EXERCISE INSTRUCTIONS »
Reproduce the following material exactly, including every line.

DATA PROVIDED »

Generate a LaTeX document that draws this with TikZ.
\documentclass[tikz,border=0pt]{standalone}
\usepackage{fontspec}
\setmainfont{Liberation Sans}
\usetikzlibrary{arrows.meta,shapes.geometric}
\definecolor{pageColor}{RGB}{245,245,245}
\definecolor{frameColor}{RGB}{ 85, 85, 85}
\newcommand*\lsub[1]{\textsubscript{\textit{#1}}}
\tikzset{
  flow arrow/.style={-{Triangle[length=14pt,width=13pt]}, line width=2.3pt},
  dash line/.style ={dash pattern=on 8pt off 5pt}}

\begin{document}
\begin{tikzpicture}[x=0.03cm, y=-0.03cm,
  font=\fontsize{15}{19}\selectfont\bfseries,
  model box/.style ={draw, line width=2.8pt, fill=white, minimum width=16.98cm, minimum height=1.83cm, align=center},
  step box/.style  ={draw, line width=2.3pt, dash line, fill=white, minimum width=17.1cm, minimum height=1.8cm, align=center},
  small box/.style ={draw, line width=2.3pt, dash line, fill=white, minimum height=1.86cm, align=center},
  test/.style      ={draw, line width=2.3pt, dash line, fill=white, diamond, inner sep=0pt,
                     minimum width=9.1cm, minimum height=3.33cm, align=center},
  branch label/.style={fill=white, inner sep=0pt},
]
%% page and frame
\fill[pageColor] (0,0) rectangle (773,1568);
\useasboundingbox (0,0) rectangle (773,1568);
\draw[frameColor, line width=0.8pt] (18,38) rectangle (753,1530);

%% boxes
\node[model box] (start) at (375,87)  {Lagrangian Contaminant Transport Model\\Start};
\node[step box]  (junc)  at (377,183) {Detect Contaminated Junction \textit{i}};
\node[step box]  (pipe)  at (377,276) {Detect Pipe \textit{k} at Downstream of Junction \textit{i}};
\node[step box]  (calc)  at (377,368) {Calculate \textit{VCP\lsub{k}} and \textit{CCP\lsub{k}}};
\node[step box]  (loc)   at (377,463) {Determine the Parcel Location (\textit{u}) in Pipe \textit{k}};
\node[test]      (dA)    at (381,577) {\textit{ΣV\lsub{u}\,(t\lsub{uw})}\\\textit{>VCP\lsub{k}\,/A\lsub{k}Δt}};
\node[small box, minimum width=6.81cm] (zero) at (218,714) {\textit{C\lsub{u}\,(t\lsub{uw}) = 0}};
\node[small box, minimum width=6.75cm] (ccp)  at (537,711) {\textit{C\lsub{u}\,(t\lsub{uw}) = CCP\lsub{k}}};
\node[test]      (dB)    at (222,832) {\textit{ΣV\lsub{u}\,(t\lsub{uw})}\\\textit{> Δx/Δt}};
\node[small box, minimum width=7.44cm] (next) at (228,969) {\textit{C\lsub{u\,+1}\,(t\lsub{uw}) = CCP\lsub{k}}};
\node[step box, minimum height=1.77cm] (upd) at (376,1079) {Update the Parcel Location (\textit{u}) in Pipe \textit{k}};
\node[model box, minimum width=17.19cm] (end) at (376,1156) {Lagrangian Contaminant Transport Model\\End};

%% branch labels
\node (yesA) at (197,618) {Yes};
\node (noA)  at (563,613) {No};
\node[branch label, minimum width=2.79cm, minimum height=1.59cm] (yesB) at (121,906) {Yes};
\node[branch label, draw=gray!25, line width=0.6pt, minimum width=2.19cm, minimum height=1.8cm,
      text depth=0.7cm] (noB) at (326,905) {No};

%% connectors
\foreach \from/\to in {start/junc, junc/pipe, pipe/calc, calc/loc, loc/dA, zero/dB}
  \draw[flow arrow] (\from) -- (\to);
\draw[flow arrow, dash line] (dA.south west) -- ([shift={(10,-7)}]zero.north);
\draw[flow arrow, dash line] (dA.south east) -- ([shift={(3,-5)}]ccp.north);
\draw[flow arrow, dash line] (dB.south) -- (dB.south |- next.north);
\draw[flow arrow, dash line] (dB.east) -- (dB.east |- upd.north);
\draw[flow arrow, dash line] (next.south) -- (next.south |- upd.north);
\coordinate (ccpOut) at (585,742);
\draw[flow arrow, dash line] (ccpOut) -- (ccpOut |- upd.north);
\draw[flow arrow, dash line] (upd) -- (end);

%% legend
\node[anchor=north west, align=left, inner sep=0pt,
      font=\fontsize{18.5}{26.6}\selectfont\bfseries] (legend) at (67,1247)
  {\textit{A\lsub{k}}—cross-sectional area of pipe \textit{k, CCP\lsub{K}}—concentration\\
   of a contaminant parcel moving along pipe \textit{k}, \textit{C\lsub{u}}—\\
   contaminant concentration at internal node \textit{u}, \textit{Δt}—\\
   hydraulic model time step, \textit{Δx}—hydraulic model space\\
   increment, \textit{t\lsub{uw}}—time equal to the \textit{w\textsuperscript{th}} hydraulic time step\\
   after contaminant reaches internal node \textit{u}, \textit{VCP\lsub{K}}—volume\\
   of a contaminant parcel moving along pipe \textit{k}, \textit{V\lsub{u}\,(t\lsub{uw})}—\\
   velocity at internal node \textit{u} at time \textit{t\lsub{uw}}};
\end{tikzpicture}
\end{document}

TASK RESULT »
Generate a LaTeX document that draws this with TikZ.
\documentclass[tikz,border=0pt]{standalone}
\usepackage{fontspec}
\setmainfont{Liberation Sans}
\usetikzlibrary{arrows.meta,shapes.geometric}
\definecolor{pageColor}{RGB}{245,245,245}
\definecolor{frameColor}{RGB}{ 85, 85, 85}
\newcommand*\lsub[1]{\textsubscript{\textit{#1}}}
\tikzset{
  flow arrow/.style={-{Triangle[length=14pt,width=13pt]}, line width=2.3pt},
  dash line/.style ={dash pattern=on 8pt off 5pt}}

\begin{document}
\begin{tikzpicture}[x=0.03cm, y=-0.03cm,
  font=\fontsize{15}{19}\selectfont\bfseries,
  model box/.style ={draw, line width=2.8pt, fill=white, minimum width=16.98cm, minimum height=1.83cm, align=center},
  step box/.style  ={draw, line width=2.3pt, dash line, fill=white, minimum width=17.1cm, minimum height=1.8cm, align=center},
  small box/.style ={draw, line width=2.3pt, dash line, fill=white, minimum height=1.86cm, align=center},
  test/.style      ={draw, line width=2.3pt, dash line, fill=white, diamond, inner sep=0pt,
                     minimum width=9.1cm, minimum height=3.33cm, align=center},
  branch label/.style={fill=white, inner sep=0pt},
]
%% page and frame
\fill[pageColor] (0,0) rectangle (773,1568);
\useasboundingbox (0,0) rectangle (773,1568);
\draw[frameColor, line width=0.8pt] (18,38) rectangle (753,1530);

%% boxes
\node[model box] (start) at (375,87)  {Lagrangian Contaminant Transport Model\\Start};
\node[step box]  (junc)  at (377,183) {Detect Contaminated Junction \textit{i}};
\node[step box]  (pipe)  at (377,276) {Detect Pipe \textit{k} at Downstream of Junction \textit{i}};
\node[step box]  (calc)  at (377,368) {Calculate \textit{VCP\lsub{k}} and \textit{CCP\lsub{k}}};
\node[step box]  (loc)   at (377,463) {Determine the Parcel Location (\textit{u}) in Pipe \textit{k}};
\node[test]      (dA)    at (381,577) {\textit{ΣV\lsub{u}\,(t\lsub{uw})}\\\textit{>VCP\lsub{k}\,/A\lsub{k}Δt}};
\node[small box, minimum width=6.81cm] (zero) at (218,714) {\textit{C\lsub{u}\,(t\lsub{uw}) = 0}};
\node[small box, minimum width=6.75cm] (ccp)  at (537,711) {\textit{C\lsub{u}\,(t\lsub{uw}) = CCP\lsub{k}}};
\node[test]      (dB)    at (222,832) {\textit{ΣV\lsub{u}\,(t\lsub{uw})}\\\textit{> Δx/Δt}};
\node[small box, minimum width=7.44cm] (next) at (228,969) {\textit{C\lsub{u\,+1}\,(t\lsub{uw}) = CCP\lsub{k}}};
\node[step box, minimum height=1.77cm] (upd) at (376,1079) {Update the Parcel Location (\textit{u}) in Pipe \textit{k}};
\node[model box, minimum width=17.19cm] (end) at (376,1156) {Lagrangian Contaminant Transport Model\\End};

%% branch labels
\node (yesA) at (197,618) {Yes};
\node (noA)  at (563,613) {No};
\node[branch label, minimum width=2.79cm, minimum height=1.59cm] (yesB) at (121,906) {Yes};
\node[branch label, draw=gray!25, line width=0.6pt, minimum width=2.19cm, minimum height=1.8cm,
      text depth=0.7cm] (noB) at (326,905) {No};

%% connectors
\foreach \from/\to in {start/junc, junc/pipe, pipe/calc, calc/loc, loc/dA, zero/dB}
  \draw[flow arrow] (\from) -- (\to);
\draw[flow arrow, dash line] (dA.south west) -- ([shift={(10,-7)}]zero.north);
\draw[flow arrow, dash line] (dA.south east) -- ([shift={(3,-5)}]ccp.north);
\draw[flow arrow, dash line] (dB.south) -- (dB.south |- next.north);
\draw[flow arrow, dash line] (dB.east) -- (dB.east |- upd.north);
\draw[flow arrow, dash line] (next.south) -- (next.south |- upd.north);
\coordinate (ccpOut) at (585,742);
\draw[flow arrow, dash line] (ccpOut) -- (ccpOut |- upd.north);
\draw[flow arrow, dash line] (upd) -- (end);

%% legend
\node[anchor=north west, align=left, inner sep=0pt,
      font=\fontsize{18.5}{26.6}\selectfont\bfseries] (legend) at (67,1247)
  {\textit{A\lsub{k}}—cross-sectional area of pipe \textit{k, CCP\lsub{K}}—concentration\\
   of a contaminant parcel moving along pipe \textit{k}, \textit{C\lsub{u}}—\\
   contaminant concentration at internal node \textit{u}, \textit{Δt}—\\
   hydraulic model time step, \textit{Δx}—hydraulic model space\\
   increment, \textit{t\lsub{uw}}—time equal to the \textit{w\textsuperscript{th}} hydraulic time step\\
   after contaminant reaches internal node \textit{u}, \textit{VCP\lsub{K}}—volume\\
   of a contaminant parcel moving along pipe \textit{k}, \textit{V\lsub{u}\,(t\lsub{uw})}—\\
   velocity at internal node \textit{u} at time \textit{t\lsub{uw}}};
\end{tikzpicture}
\end{document}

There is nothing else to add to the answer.